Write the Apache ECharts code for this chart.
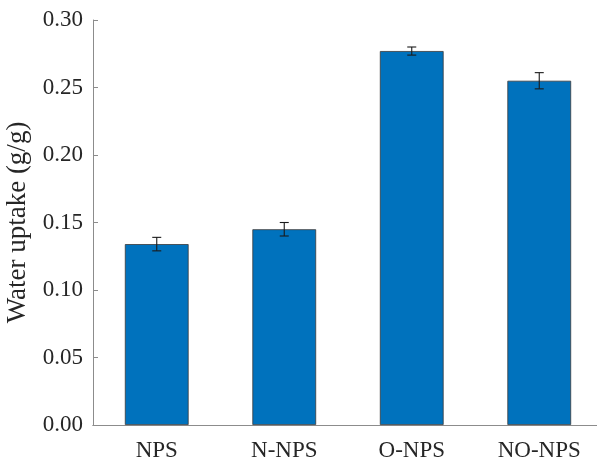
<!DOCTYPE html>
<html>
<head>
<meta charset="utf-8">
<script src="https://cdn.jsdelivr.net/npm/echarts@6/dist/echarts.min.js"></script>
<style>
  html, body { margin: 0; padding: 0; background: #fff; }
  #main { width: 597px; height: 459px; }
</style>
</head>
<body>
<div id="main"></div>
<script>
var categories = ['NPS', 'N-NPS', 'O-NPS', 'NO-NPS'];
var uptake = [0.134, 0.145, 0.277, 0.255];
var uptakeErr = [0.005, 0.005, 0.003, 0.006];

var font = '"Liberation Serif", "Times New Roman", serif';
var axisGray = '#8c8c8c';

var myChart = echarts.init(document.getElementById('main'));

var errData = categories.map(function (c, i) {
    return [i, uptake[i] - uptakeErr[i], uptake[i] + uptakeErr[i]];
});

var option = {
    animation: false,
    grid: {
        left: 93,
        top: 20,
        width: 510,
        height: 405,
        containLabel: false,
        outerBoundsMode: 'none'
    },
    xAxis: [{
        type: 'category',
        data: categories,
        position: 'bottom',
        axisLine: { lineStyle: { color: axisGray, width: 1 } },
        axisTick: { inside: true, alignWithLabel: true, length: 5, lineStyle: { color: axisGray } },
        axisLabel: { color: '#262626', fontFamily: font, fontSize: 23, margin: 14 }
    }, {
        type: 'category',
        data: categories,
        position: 'top',
        axisLine: { lineStyle: { color: axisGray, width: 1 } },
        axisTick: { inside: true, alignWithLabel: true, length: 5, lineStyle: { color: axisGray } },
        axisLabel: { show: false }
    }],
    yAxis: [{
        type: 'value',
        min: 0,
        max: 0.3,
        interval: 0.05,
        name: 'Water uptake (g/g)',
        nameLocation: 'middle',
        nameGap: 60,
        nameTextStyle: { color: '#262626', fontFamily: font, fontSize: 27 },
        axisLine: { show: true, lineStyle: { color: axisGray, width: 1 } },
        axisTick: { show: true, inside: true, length: 5, lineStyle: { color: axisGray } },
        splitLine: { show: false },
        axisLabel: {
            color: '#262626', fontFamily: font, fontSize: 23, margin: 10,
            formatter: function (v) { return v.toFixed(2); }
        }
    }, {
        type: 'value',
        min: 0,
        max: 0.3,
        interval: 0.05,
        position: 'right',
        axisLine: { show: true, lineStyle: { color: axisGray, width: 1 } },
        axisTick: { show: true, inside: true, length: 5, lineStyle: { color: axisGray } },
        splitLine: { show: false },
        axisLabel: { show: false }
    }],
    series: [{
        type: 'bar',
        data: uptake,
        barWidth: '50%',
        itemStyle: { color: '#0072BD', borderColor: '#3a3a3a', borderWidth: 0.8 }
    }, {
        type: 'custom',
        data: errData,
        z: 10,
        renderItem: function (params, api) {
            var lo = api.coord([api.value(0), api.value(1)]);
            var hi = api.coord([api.value(0), api.value(2)]);
            var hw = 4.5;
            var st = { stroke: '#1a1a1a', lineWidth: 1.1 };
            return {
                type: 'group',
                children: [
                    { type: 'line', shape: { x1: lo[0], y1: lo[1], x2: hi[0], y2: hi[1] }, style: st },
                    { type: 'line', shape: { x1: lo[0] - hw, y1: lo[1], x2: lo[0] + hw, y2: lo[1] }, style: st },
                    { type: 'line', shape: { x1: hi[0] - hw, y1: hi[1], x2: hi[0] + hw, y2: hi[1] }, style: st }
                ]
            };
        }
    }]
};

myChart.setOption(option);
</script>
</body>
</html>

☆ ☆ ☆

## GOAL
Reproduce each line exactly as it appears, omitting the pictures.

## RESPONSE TO THE TASK
Write the Apache ECharts code for this chart.
<!DOCTYPE html>
<html>
<head>
<meta charset="utf-8">
<script src="https://cdn.jsdelivr.net/npm/echarts@6/dist/echarts.min.js"></script>
<style>
  html, body { margin: 0; padding: 0; background: #fff; }
  #main { width: 597px; height: 459px; }
</style>
</head>
<body>
<div id="main"></div>
<script>
var categories = ['NPS', 'N-NPS', 'O-NPS', 'NO-NPS'];
var uptake = [0.134, 0.145, 0.277, 0.255];
var uptakeErr = [0.005, 0.005, 0.003, 0.006];

var font = '"Liberation Serif", "Times New Roman", serif';
var axisGray = '#8c8c8c';

var myChart = echarts.init(document.getElementById('main'));

var errData = categories.map(function (c, i) {
    return [i, uptake[i] - uptakeErr[i], uptake[i] + uptakeErr[i]];
});

var option = {
    animation: false,
    grid: {
        left: 93,
        top: 20,
        width: 510,
        height: 405,
        containLabel: false,
        outerBoundsMode: 'none'
    },
    xAxis: [{
        type: 'category',
        data: categories,
        position: 'bottom',
        axisLine: { lineStyle: { color: axisGray, width: 1 } },
        axisTick: { inside: true, alignWithLabel: true, length: 5, lineStyle: { color: axisGray } },
        axisLabel: { color: '#262626', fontFamily: font, fontSize: 23, margin: 14 }
    }, {
        type: 'category',
        data: categories,
        position: 'top',
        axisLine: { lineStyle: { color: axisGray, width: 1 } },
        axisTick: { inside: true, alignWithLabel: true, length: 5, lineStyle: { color: axisGray } },
        axisLabel: { show: false }
    }],
    yAxis: [{
        type: 'value',
        min: 0,
        max: 0.3,
        interval: 0.05,
        name: 'Water uptake (g/g)',
        nameLocation: 'middle',
        nameGap: 60,
        nameTextStyle: { color: '#262626', fontFamily: font, fontSize: 27 },
        axisLine: { show: true, lineStyle: { color: axisGray, width: 1 } },
        axisTick: { show: true, inside: true, length: 5, lineStyle: { color: axisGray } },
        splitLine: { show: false },
        axisLabel: {
            color: '#262626', fontFamily: font, fontSize: 23, margin: 10,
            formatter: function (v) { return v.toFixed(2); }
        }
    }, {
        type: 'value',
        min: 0,
        max: 0.3,
        interval: 0.05,
        position: 'right',
        axisLine: { show: true, lineStyle: { color: axisGray, width: 1 } },
        axisTick: { show: true, inside: true, length: 5, lineStyle: { color: axisGray } },
        splitLine: { show: false },
        axisLabel: { show: false }
    }],
    series: [{
        type: 'bar',
        data: uptake,
        barWidth: '50%',
        itemStyle: { color: '#0072BD', borderColor: '#3a3a3a', borderWidth: 0.8 }
    }, {
        type: 'custom',
        data: errData,
        z: 10,
        renderItem: function (params, api) {
            var lo = api.coord([api.value(0), api.value(1)]);
            var hi = api.coord([api.value(0), api.value(2)]);
            var hw = 4.5;
            var st = { stroke: '#1a1a1a', lineWidth: 1.1 };
            return {
                type: 'group',
                children: [
                    { type: 'line', shape: { x1: lo[0], y1: lo[1], x2: hi[0], y2: hi[1] }, style: st },
                    { type: 'line', shape: { x1: lo[0] - hw, y1: lo[1], x2: lo[0] + hw, y2: lo[1] }, style: st },
                    { type: 'line', shape: { x1: hi[0] - hw, y1: hi[1], x2: hi[0] + hw, y2: hi[1] }, style: st }
                ]
            };
        }
    }]
};

myChart.setOption(option);
</script>
</body>
</html>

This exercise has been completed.